AIM OF THE TASK: Write out the data again exactly, skipping every picture.

DATASET ENTRIES:

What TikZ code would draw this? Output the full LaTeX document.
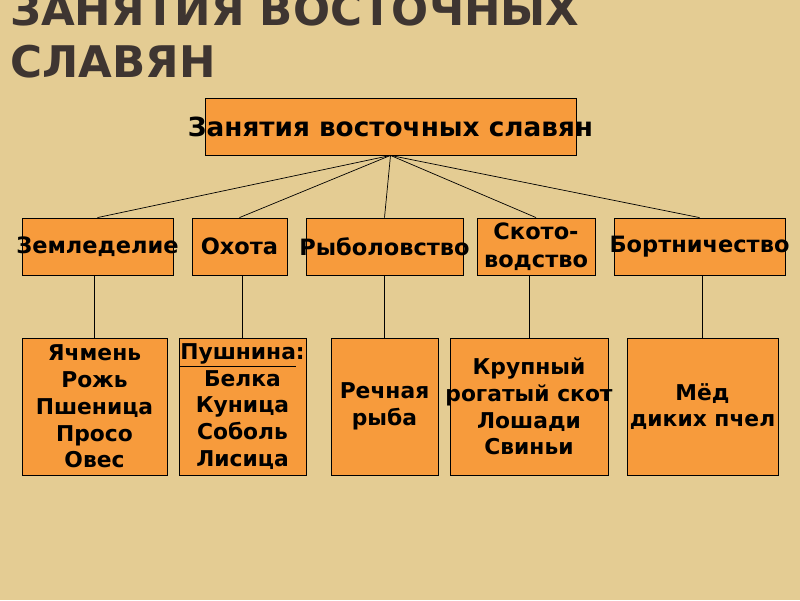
\documentclass[tikz,border=0pt]{standalone}
\usepackage{fontspec}
\setmainfont{DejaVu Sans}
\usepackage{tikz}
\definecolor{papiro}{HTML}{E4CC93}
\definecolor{arancio}{HTML}{F79B3C}
\definecolor{titolo}{HTML}{3E3531}
\newcommand{\ovf}[1]{\makebox[0pt]{#1}}

\begin{document}
\begin{tikzpicture}[x=0.025cm,y=-0.025cm]
\tikzstyle{casella} = [draw=black, line width=0.6pt, fill=arancio, inner sep=0pt, align=center, font=\bfseries\fontsize{15.5}{19}\selectfont]
\tikzstyle{ramo} = [line width=0.5pt]
\tikzstyle{testata} = [anchor=base west, text=titolo, inner sep=0pt, font=\bfseries\fontsize{31}{38}\selectfont]
\fill[papiro] (0,0) rectangle (800,600);
\useasboundingbox (0,0) rectangle (800,600);
% titolo
\node[testata] (t1) at (10,25) {ЗАНЯТИЯ ВОСТОЧНЫХ};
\node[testata] (t2) at (10,77) {СЛАВЯН};
% caselle
\node[casella, minimum width=9.275cm, minimum height=1.425cm, font=\bfseries\fontsize{18.7}{22}\selectfont] (top) at (390.5,126.5) {\ovf{Занятия восточных славян}};
\node[casella, minimum width=3.775cm, minimum height=1.425cm, font=\bfseries\fontsize{16}{19.5}\selectfont] (zem) at (97.5,246.5) {\ovf{Земледелие}};
\node[casella, minimum width=2.375cm, minimum height=1.425cm, font=\bfseries\fontsize{16}{19.5}\selectfont] (oh) at (239.5,246.5) {Охота};
\node[casella, minimum width=3.925cm, minimum height=1.425cm, font=\bfseries\fontsize{16}{19.5}\selectfont] (ryb) at (384.5,246.5) {\ovf{Рыболовство}};
\node[casella, minimum width=2.95cm, minimum height=1.425cm, font=\bfseries\fontsize{16}{20}\selectfont] (sko) at (536,246.5) {Ското-\\водство};
\node[casella, minimum width=4.275cm, minimum height=1.425cm, font=\bfseries\fontsize{16}{19.5}\selectfont] (bor) at (699.5,246.5) {\ovf{Бортничество}};
\node[casella, minimum width=3.625cm, minimum height=3.425cm] (zerno) at (94.5,406.5) {Ячмень\\Рожь\\Пшеница\\Просо\\Овес};
\node[casella, minimum width=3.175cm, minimum height=3.425cm] (pelle) at (242.5,406.5) {\underline{Пушнина}:\\Белка\\Куница\\Соболь\\Лисица};
\node[casella, minimum width=2.675cm, minimum height=3.425cm] (pesce) at (384.5,406.5) {Речная\\рыба};
\node[casella, minimum width=3.95cm, minimum height=3.425cm] (bestie) at (529,406.5) {Крупный\\\ovf{рогатый скот}\\Лошади\\Свиньи};
\node[casella, minimum width=3.775cm, minimum height=3.425cm] (miele) at (702.5,406.5) {Мёд\\\ovf{диких пчел}};
% rami
\draw[ramo] (top.south) -- (zem.north);
\draw[ramo] (top.south) -- (oh.north);
\draw[ramo] (top.south) -- (ryb.north);
\draw[ramo] (top.south) -- (sko.north);
\draw[ramo] (top.south) -- (bor.north);
\draw[ramo] (zem.south -| zerno.north) -- (zerno.north);
\draw[ramo] (oh.south -| pelle.north) -- (pelle.north);
\draw[ramo] (ryb.south -| pesce.north) -- (pesce.north);
\draw[ramo] (sko.south -| bestie.north) -- (bestie.north);
\draw[ramo] (bor.south -| miele.north) -- (miele.north);
\end{tikzpicture}
\end{document}
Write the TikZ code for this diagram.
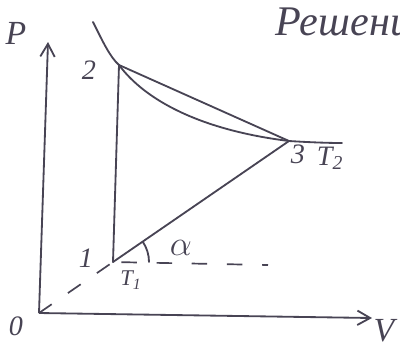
\documentclass[tikz,border=0pt]{standalone}
\usepackage{fontspec}
\setmainfont{Liberation Serif}
\usetikzlibrary{arrows.meta}
\definecolor{ink}{RGB}{72,68,84}
\tikzset{
  ln/.style={ink, line width=1.3pt, line cap=round},
  axarr/.style={ink, line width=1.3pt, -{Straight Barb[length=3.2mm, width=3.6mm]}},
  dsh/.style={ink, line width=1.2pt, dash pattern=on 11pt off 14pt},
  lab/.style={text=ink, font=\itshape\fontsize{20}{22}\selectfont, inner sep=1pt},
  pt/.style={inner sep=0pt, minimum size=0pt},
}

\begin{document}
\begin{tikzpicture}[x=0.025cm, y=-0.025cm]
        \useasboundingbox (0,0) rectangle (400,351);
        % points of the cycle
        \coordinate (O) at (39,313);
        \node[pt] (p1) at (113,262) {};
        \node[pt] (p2) at (119,65) {};
        \node[pt] (p3) at (289,141) {};
        \coordinate (ptop) at (48,42);
        \coordinate (pend) at (372,318);
        \coordinate (hend) at (268,265);
        % axes
        \draw[axarr] (O) -- (ptop);
        \draw[axarr] (O) -- (pend);
        % isotherm T2
        \draw[ln] (93,22) .. controls (103,42) and (110,57) .. (p2.center)
                  .. controls (145,100) and (200,130) .. (p3.center)
                  .. controls (305,142) and (325,143) .. (342,143);
        % cycle
        \draw[ln] (p1.center) -- (p2.center);
        \draw[ln] (p2.center) -- (p3.center);
        \draw[ln] (p1.center) -- (p3.center);
        \draw[dsh] (O) -- (p1.center);
        \draw[dsh, dash phase=-6pt] (p1.center) -- (hend);
        \draw[ln] ([shift={(0:36)}]p1.center) arc[start angle=0, end angle=-34, radius=36];
        % labels
        \node[lab, font=\itshape\fontsize{24}{26}\selectfont] (lP) at (16,33) {P};
        \node[lab] (lO) at (16,326) {0};
        \node[lab, font=\itshape\fontsize{24}{26}\selectfont] (lV) at (384,331) {V};
        \node[lab] (l1) at (86,258) {1};
        \node[lab] (l2) at (89,70) {2};
        \node[lab] (l3) at (298,154) {3};
        \node[lab, font=\itshape\fontsize{16}{18}\selectfont] (lT1) at (131,280) {T\textsubscript{1}};
        \node[lab] (lT2) at (330,158) {T\textsubscript{2}};
        \node[lab, font=\itshape\fontsize{24}{26}\selectfont] (la) at (181,248) {$\alpha$};
        \node[lab, font=\itshape\fontsize{30}{32}\selectfont, anchor=west] (lsol) at (274,22) {Решение};
\end{tikzpicture}
\end{document}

EXERCISE OUTPUT:
What TikZ code would draw this? Output the full LaTeX document.
\documentclass[tikz,border=0pt]{standalone}
\usepackage{fontspec}
\setmainfont{DejaVu Sans}
\usepackage{tikz}
\definecolor{papiro}{HTML}{E4CC93}
\definecolor{arancio}{HTML}{F79B3C}
\definecolor{titolo}{HTML}{3E3531}
\newcommand{\ovf}[1]{\makebox[0pt]{#1}}

\begin{document}
\begin{tikzpicture}[x=0.025cm,y=-0.025cm]
\tikzstyle{casella} = [draw=black, line width=0.6pt, fill=arancio, inner sep=0pt, align=center, font=\bfseries\fontsize{15.5}{19}\selectfont]
\tikzstyle{ramo} = [line width=0.5pt]
\tikzstyle{testata} = [anchor=base west, text=titolo, inner sep=0pt, font=\bfseries\fontsize{31}{38}\selectfont]
\fill[papiro] (0,0) rectangle (800,600);
\useasboundingbox (0,0) rectangle (800,600);
% titolo
\node[testata] (t1) at (10,25) {ЗАНЯТИЯ ВОСТОЧНЫХ};
\node[testata] (t2) at (10,77) {СЛАВЯН};
% caselle
\node[casella, minimum width=9.275cm, minimum height=1.425cm, font=\bfseries\fontsize{18.7}{22}\selectfont] (top) at (390.5,126.5) {\ovf{Занятия восточных славян}};
\node[casella, minimum width=3.775cm, minimum height=1.425cm, font=\bfseries\fontsize{16}{19.5}\selectfont] (zem) at (97.5,246.5) {\ovf{Земледелие}};
\node[casella, minimum width=2.375cm, minimum height=1.425cm, font=\bfseries\fontsize{16}{19.5}\selectfont] (oh) at (239.5,246.5) {Охота};
\node[casella, minimum width=3.925cm, minimum height=1.425cm, font=\bfseries\fontsize{16}{19.5}\selectfont] (ryb) at (384.5,246.5) {\ovf{Рыболовство}};
\node[casella, minimum width=2.95cm, minimum height=1.425cm, font=\bfseries\fontsize{16}{20}\selectfont] (sko) at (536,246.5) {Ското-\\водство};
\node[casella, minimum width=4.275cm, minimum height=1.425cm, font=\bfseries\fontsize{16}{19.5}\selectfont] (bor) at (699.5,246.5) {\ovf{Бортничество}};
\node[casella, minimum width=3.625cm, minimum height=3.425cm] (zerno) at (94.5,406.5) {Ячмень\\Рожь\\Пшеница\\Просо\\Овес};
\node[casella, minimum width=3.175cm, minimum height=3.425cm] (pelle) at (242.5,406.5) {\underline{Пушнина}:\\Белка\\Куница\\Соболь\\Лисица};
\node[casella, minimum width=2.675cm, minimum height=3.425cm] (pesce) at (384.5,406.5) {Речная\\рыба};
\node[casella, minimum width=3.95cm, minimum height=3.425cm] (bestie) at (529,406.5) {Крупный\\\ovf{рогатый скот}\\Лошади\\Свиньи};
\node[casella, minimum width=3.775cm, minimum height=3.425cm] (miele) at (702.5,406.5) {Мёд\\\ovf{диких пчел}};
% rami
\draw[ramo] (top.south) -- (zem.north);
\draw[ramo] (top.south) -- (oh.north);
\draw[ramo] (top.south) -- (ryb.north);
\draw[ramo] (top.south) -- (sko.north);
\draw[ramo] (top.south) -- (bor.north);
\draw[ramo] (zem.south -| zerno.north) -- (zerno.north);
\draw[ramo] (oh.south -| pelle.north) -- (pelle.north);
\draw[ramo] (ryb.south -| pesce.north) -- (pesce.north);
\draw[ramo] (sko.south -| bestie.north) -- (bestie.north);
\draw[ramo] (bor.south -| miele.north) -- (miele.north);
\end{tikzpicture}
\end{document}
Write the TikZ code for this diagram.
\documentclass[tikz,border=0pt]{standalone}
\usepackage{fontspec}
\setmainfont{Liberation Serif}
\usetikzlibrary{arrows.meta}
\definecolor{ink}{RGB}{72,68,84}
\tikzset{
  ln/.style={ink, line width=1.3pt, line cap=round},
  axarr/.style={ink, line width=1.3pt, -{Straight Barb[length=3.2mm, width=3.6mm]}},
  dsh/.style={ink, line width=1.2pt, dash pattern=on 11pt off 14pt},
  lab/.style={text=ink, font=\itshape\fontsize{20}{22}\selectfont, inner sep=1pt},
  pt/.style={inner sep=0pt, minimum size=0pt},
}

\begin{document}
\begin{tikzpicture}[x=0.025cm, y=-0.025cm]
        \useasboundingbox (0,0) rectangle (400,351);
        % points of the cycle
        \coordinate (O) at (39,313);
        \node[pt] (p1) at (113,262) {};
        \node[pt] (p2) at (119,65) {};
        \node[pt] (p3) at (289,141) {};
        \coordinate (ptop) at (48,42);
        \coordinate (pend) at (372,318);
        \coordinate (hend) at (268,265);
        % axes
        \draw[axarr] (O) -- (ptop);
        \draw[axarr] (O) -- (pend);
        % isotherm T2
        \draw[ln] (93,22) .. controls (103,42) and (110,57) .. (p2.center)
                  .. controls (145,100) and (200,130) .. (p3.center)
                  .. controls (305,142) and (325,143) .. (342,143);
        % cycle
        \draw[ln] (p1.center) -- (p2.center);
        \draw[ln] (p2.center) -- (p3.center);
        \draw[ln] (p1.center) -- (p3.center);
        \draw[dsh] (O) -- (p1.center);
        \draw[dsh, dash phase=-6pt] (p1.center) -- (hend);
        \draw[ln] ([shift={(0:36)}]p1.center) arc[start angle=0, end angle=-34, radius=36];
        % labels
        \node[lab, font=\itshape\fontsize{24}{26}\selectfont] (lP) at (16,33) {P};
        \node[lab] (lO) at (16,326) {0};
        \node[lab, font=\itshape\fontsize{24}{26}\selectfont] (lV) at (384,331) {V};
        \node[lab] (l1) at (86,258) {1};
        \node[lab] (l2) at (89,70) {2};
        \node[lab] (l3) at (298,154) {3};
        \node[lab, font=\itshape\fontsize{16}{18}\selectfont] (lT1) at (131,280) {T\textsubscript{1}};
        \node[lab] (lT2) at (330,158) {T\textsubscript{2}};
        \node[lab, font=\itshape\fontsize{24}{26}\selectfont] (la) at (181,248) {$\alpha$};
        \node[lab, font=\itshape\fontsize{30}{32}\selectfont, anchor=west] (lsol) at (274,22) {Решение};
\end{tikzpicture}
\end{document}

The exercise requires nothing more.